The second half initially favored Chicago, but the game changed to favor the Courage much more quickly. There were certainly offensive chances for both sides, but nothing as dangerous as the two Chicago shots that found woodwork in the first ten minutes. The one thing that did happen over the course of the second half was the degradation of Jaelene Hinkle’s play. As the Courage appeared more likely to win, the boos from the crowd every time she touched the ball grew louder. This made her try to get off the ball as fast as she could, to the point that every single play from her was one touch. This affected her passing accuracy and the rhythm with her teammates.

As the game dragged on, it was clear that Chicago was running out of gas. After working desperately to score the equalizer for 80 minutes their legs were starting to give way. Then, Sam Mewis came in with the dagger. After a bizarre series of plays where the referee awarded two Chicago goal kicks that should have been corners and ignored the fact that Chicago defender Julie Ertz tackled McDonald in the attacking third, the young man was ready to help the Courage.

As Chicago gained possession, the referee turned to run down field away toward the Courage goal. Chicago midfielder Danielle Colaprico played the ball forward, but it hit the heel of the ref as he sprinted away. The ball bounced into the air, and Debinha was able to control it off her chest. She passed to McDonald, her cross went off the head of Ertz to Dunn, who sent the ball over to Mewis. Sam moved into open space and hit an absolute rocket of a shot from 25 yards that hit the left post and went into the goal. Just like that, in the 86th minute, the game was over.

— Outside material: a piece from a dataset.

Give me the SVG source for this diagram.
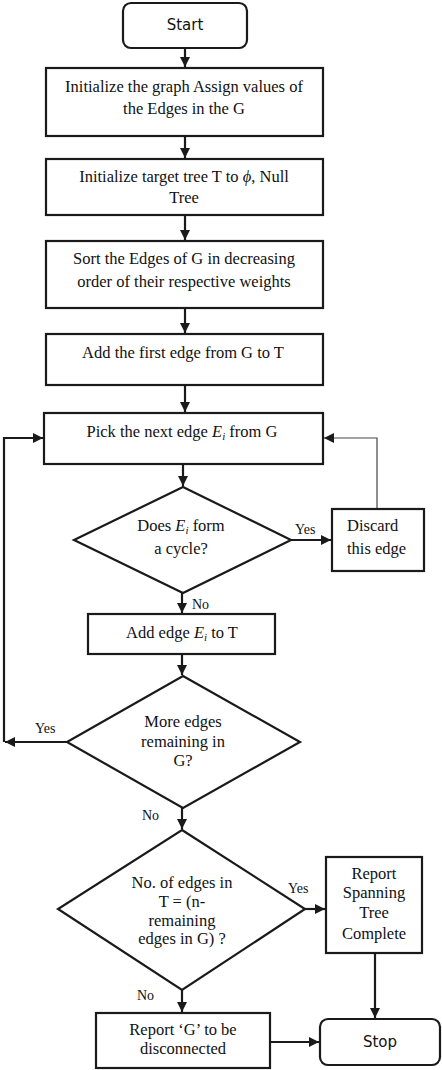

The crowd, which had pretended to be neutral through the opening period of the match, was extremely displeased, but the damage had been done. Chicago mounted one more dangerous attack, but the fight was over. Defender Casey Short, who had been injured on and off all season, was completely out of steam as the Courage played with the ball in Chicago’s half for most of the remaining eight minutes.

There were a ton of problems with this match. Abby Erceg and Abby Dahlkemper showed very little cohesion with goalkeeper Sabrina D’Angelo and with one another. The team was dreadful for the first 25 minutes of the match despite scoring a goal. The second half was better, but it still left me shouting at the television when they made poor passes or refused to pass and instead dribbled into traffic. It’s comforting to know that we can still win, even if we aren’t playing our best soccer. Now we have three days to prepare for the final.